Avec le temps, j'ai compris que Mr. Tisane voulait me pousser à démissionner. Il a finalement pris sa retraite. C'est étrange, car peu de temps avant, je l'avais rencontré. Je le taquinais en lui disant qu'il était temps de partir, et apparemment, ce n'était pas du tout à l'ordre du jour. Confidence pour confidence, je le comprenais : se retrouver à la maison avec sa femme... moi non plus, je n'en aurais pas eu envie. À mon avis, il a simplement goûté à sa propre médecine. Et franchement, je ne vais pas mentir : c’est bien fait pour lui. Les membres qui l'accompagnaient à l'époque ont également connu des fins de carrière compliquées ou à des mutations, chacun récoltant ce qu'il avait semé. Comme on dit : on finit toujours par payer pour ses actes. J'aurais pu leur en vouloir, mais je n'éprouve pas d'animosité envers eux. Au final, je finis même par les plaindre.
Les permanences
Ah, les souvenirs de mes premières permanences… Un pur bonheur, vraiment. Dans les années 1995, j’ai commencé à faire des « perms », et à l’époque, ça ne me dérangeait pas. La direction était partie pour deux jours de coalition stratégique – ou d’un gros gueuleton, allez savoir – et moi, simple conseiller de vente, je me retrouvais à jouer les responsables sans titre ni salaire correspondant.
Ma toute première permanence ? Un cauchemar absolu. Imaginez : seul face à l’inconnu, sans aucun manuel pour expliquer quoi faire en cas de pépin, et encore moins une liste des entreprises à contacter. Vers 16h30, une coupure électrique survient, les alarmes s’enclenchent, et un attroupement de génies inutiles se forme autour de moi. Heureusement, c’était le printemps, une belle journée ensoleillée. La lumière naturelle perçait à travers les vitrines, sauvant tant bien que mal l’ambiance lugubre de la fabrique plongé dans le noir. Direction le tableau général basse tension (TGBT), où je ne trouve rien de particulier : pas de disjoncteur sauté, rien. Alors, je prends mon téléphone – probablement un bon vieux Nokia – et appelle un électricien « recommandé » par la compta. Il arrive, farfouille un peu, et, surprise, ne trouve pas la panne non plus. Pendant ce temps, le moteur diesel du local sprinkler tourne à plein régime. Moi ? Totalement dépassé. À 25 ans, fraîchement débarqué de mon petit quartier, j’étais loin d’être prêt à gérer ça. À 20h, tout s’arrête. La fabrique est hors service, mais au moins le dernier client a pu payer. Les caisses ? Intouchables. Les collègues ? Bons conseilleurs, ils rentrent chez eux sans se poser de questions. Moi, je reste seul, perdu dans l’obscurité, à gérer une fabrique plongé dans le noir avec un réseau informatique hors d’usage et de l’argent encore dans les tiroirs-caisses. Avant de partir vers 21h, je glisse un mot sur les parebrises des voitures sur le parking – principalement celles de la direction, rentrée tard dans la nuit : « URGENT : Appelez-moi, problème en cours ». Résultat : retour à la fabrique à plusieurs reprises dans la soirée. À 5h du matin, le téléphone sonne. Soulagement : les chefs sont là, enfin. En cinq minutes, un technicien EDF trouve la panne, un fusible inaccessible sauf pour eux. Bravo les artistes. Et moi ? À 5h du matin, je suis là, à compter les caisses avec le contrôleur de gestion de ma fabrique, pendant que les autres dorment tranquillement dans leur lit. Cette petite expérience traumatisante ne m’a pas découragé. J’ai continué à accepter des permanences pour remplacer les collègues, et, petit à petit, c’est devenu une pratique normale.

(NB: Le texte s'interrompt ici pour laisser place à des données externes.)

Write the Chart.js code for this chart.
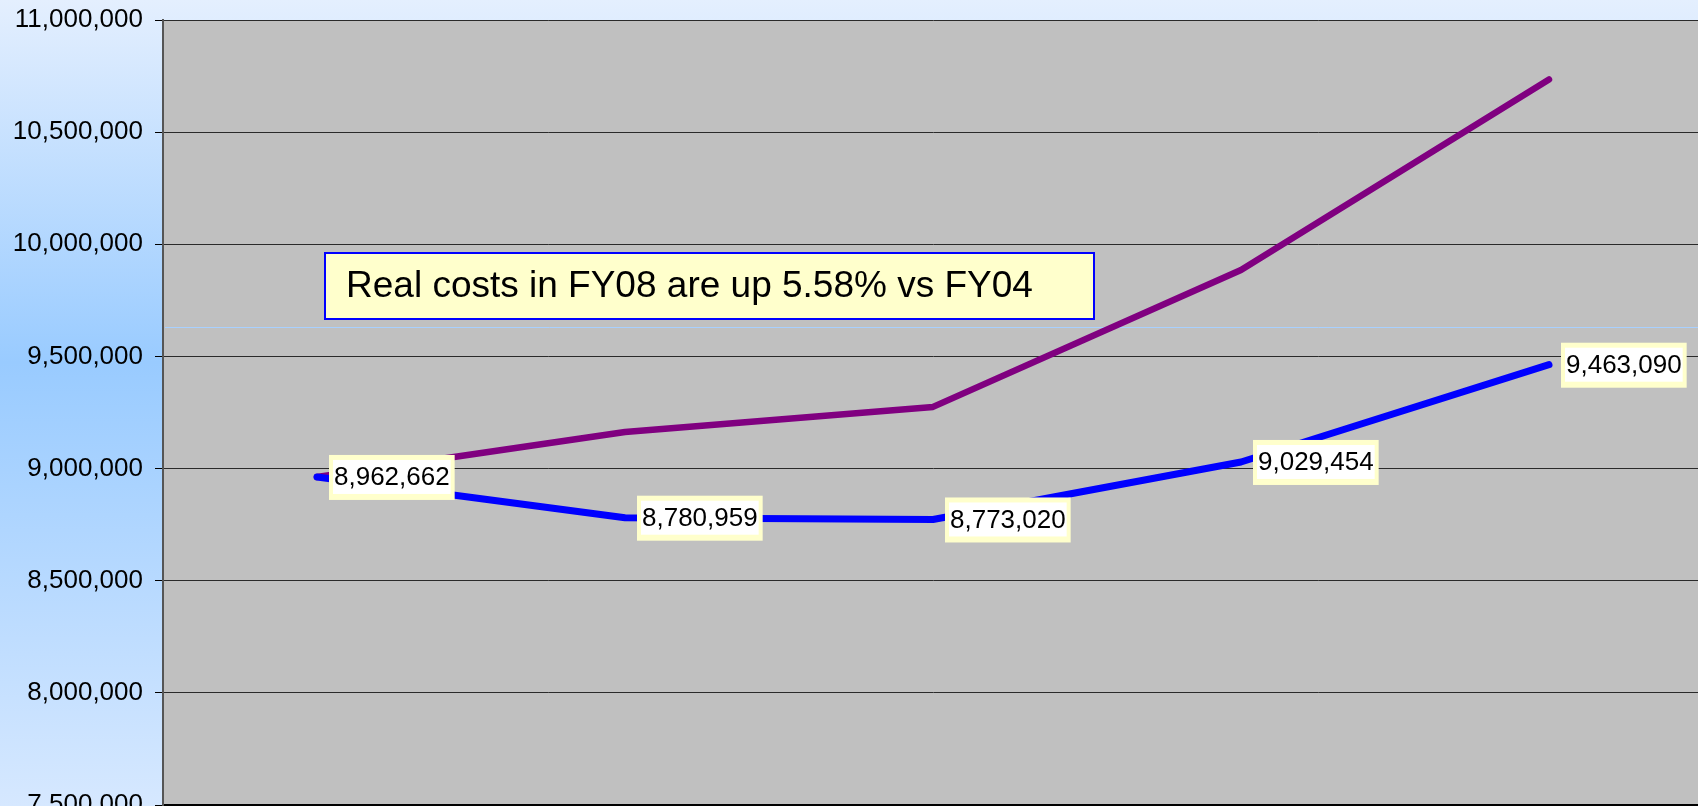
<!DOCTYPE html>
<html>
<head>
<meta charset="utf-8">
<script src="https://cdn.jsdelivr.net/npm/chart.js@4"></script>
<style>
  html, body { margin: 0; padding: 0; overflow: hidden; width: 1698px; height: 806px; }
  canvas { display: block; }
</style>
</head>
<body>
<canvas id="costChart" width="1705" height="840"></canvas>
<script>
// chart data
const years = ['FY04', 'FY05', 'FY06', 'FY07', 'FY08'];
const realCosts = [8962662, 8780959, 8773020, 9029454, 9463090];
const nominalCosts = [8962662, 9163000, 9275000, 9885000, 10735000];
const yTicks = [7500000, 8000000, 8500000, 9000000, 9500000, 10000000, 10500000, 11000000];
const noteText = 'Real costs in FY08 are up 5.58% vs FY04';

const FONT = '"Liberation Sans", Arial, sans-serif';

// page gradient + grey plot area
const backdrop = {
    id: 'backdrop',
    beforeDraw(chart) {
        const { ctx, chartArea: a } = chart;
        const g = ctx.createLinearGradient(0, 0, 0, 806);
        g.addColorStop(0, '#e4effe');
        g.addColorStop(0.45, '#99cbff');
        g.addColorStop(1, '#d6e8ff');
        ctx.save();
        ctx.fillStyle = g;
        ctx.fillRect(0, 0, chart.width, chart.height);
        ctx.fillStyle = '#c0c0c0';
        ctx.fillRect(a.left, a.top, a.right - a.left, a.bottom - a.top);
        ctx.restore();
    },
    beforeDatasetsDraw(chart) {
        // thin light blue rule across the plot
        const { ctx, chartArea: a } = chart;
        ctx.save();
        ctx.strokeStyle = '#a8d0ff';
        ctx.lineWidth = 1;
        ctx.beginPath();
        ctx.moveTo(a.left + 2, 327.5);
        ctx.lineTo(a.right, 327.5);
        ctx.stroke();
        ctx.restore();
    }
};

// value boxes on the real-cost line and the note box
const valueLabels = {
    id: 'valueLabels',
    afterDatasetsDraw(chart) {
        const ctx = chart.ctx;
        const meta = chart.getDatasetMeta(0);
        ctx.save();
        ctx.font = '26px ' + FONT;
        ctx.textBaseline = 'middle';
        meta.data.forEach((pt, i) => {
            const txt = realCosts[i].toLocaleString('en-US');
            const w = ctx.measureText(txt).width;
            const x = pt.x + 12, y = pt.y;
            ctx.fillStyle = '#ffffcc';
            ctx.fillRect(x, y - 22, w + 10, 45);
            ctx.fillStyle = '#ffffff';
            ctx.fillRect(x + 4, y - 17, w + 2, 34);
            ctx.fillStyle = '#000';
            ctx.fillText(txt, x + 5, y + 1);
        });

        // note
        ctx.fillStyle = '#ffffcc';
        ctx.fillRect(324, 252, 771, 68);
        ctx.strokeStyle = '#0000ff';
        ctx.lineWidth = 2;
        ctx.strokeRect(325, 253, 769, 66);
        ctx.fillStyle = '#000';
        ctx.font = '37px ' + FONT;
        ctx.fillText(noteText, 346, 287);
        ctx.restore();
    }
};

new Chart(document.getElementById('costChart'), {
    type: 'line',
    data: {
        labels: years,
        datasets: [
            {
                label: 'Real',
                data: realCosts,
                borderColor: '#0000ff',
                borderWidth: 7,
                borderCapStyle: 'round',
                borderJoinStyle: 'round',
                pointRadius: 0,
                tension: 0
            },
            {
                label: 'Nominal',
                data: nominalCosts,
                borderColor: '#800080',
                borderWidth: 6.5,
                borderCapStyle: 'round',
                borderJoinStyle: 'round',
                pointRadius: 0,
                tension: 0
            }
        ]
    },
    options: {
        responsive: false,
        animation: false,
        layout: { padding: { top: 20, right: 2, bottom: 27, left: 0 } },
        plugins: {
            legend: { display: false },
            tooltip: { enabled: false }
        },
        scales: {
            x: {
                offset: true,
                grid: { display: false },
                ticks: { display: false },
                border: { display: true, color: '#000', width: 2 }
            },
            y: {
                min: yTicks[0],
                max: yTicks[yTicks.length - 1],
                afterBuildTicks: scale => { scale.ticks = yTicks.map(v => ({ value: v })); },
                afterFit: scale => {
                    scale.width = 163;
                    scale.paddingTop = 0;
                    scale.paddingBottom = 0;
                },
                grid: { color: '#2a2a2a', lineWidth: 1, tickLength: 8, tickColor: '#000' },
                border: { color: '#555', width: 2 },
                ticks: {
                    padding: 12,
                    color: '#000',
                    font: { family: FONT, size: 26 },
                    callback: v => v.toLocaleString('en-US')
                }
            }
        }
    },
    plugins: [backdrop, valueLabels]
});
</script>
</body>
</html>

Quand je suis passé au poste d’entretien, les choses se sont corsées. Je devais faire le tour de la fabrique avec chaque nouveau membre de la direction, expliquer le fonctionnement, pointer les zones à problèmes, et m’assurer qu’ils comprennent bien les zones à emmerdes. Mais quand venait l’heure des formations obligatoires pour toute la Boîte à Tisanes, devinez quoi ? Personne ne se présentait. À partir de ce moment, adieu tranquillité. Toutes les semaines, même en vacances, mon téléphone sonnait à la maison pour des demandes d’aide. Je n’avais pas de permanence officielle, mais, en bon samaritain, je répondais toujours. Oui, j’en suis partiellement responsable, mais cela prouve bien que tout le monde s’en fichait royalement de ma petite poire. On ne s’est jamais demandé comment je vivais ça, ni pourquoi personne ne participait pas aux formations du vendredi. Et quand venait l’heure de parler réévaluation salariale ? Ah, miracle : toutes ces interventions étaient oubliées comme par magie. Oui, ils étaient vraiment doués pour se dédouaner. Le discours classique : « J’ai essayé, mais ce n’est pas ma faute. » Entre ça et le turn-over incessant de notre direction, c’était peine perdue. Le chef qui arrive ne vous défend pas, ou alors pas à votre juste valeur. Bref, une belle bande de fumiers, égaux dans l’égoïsme.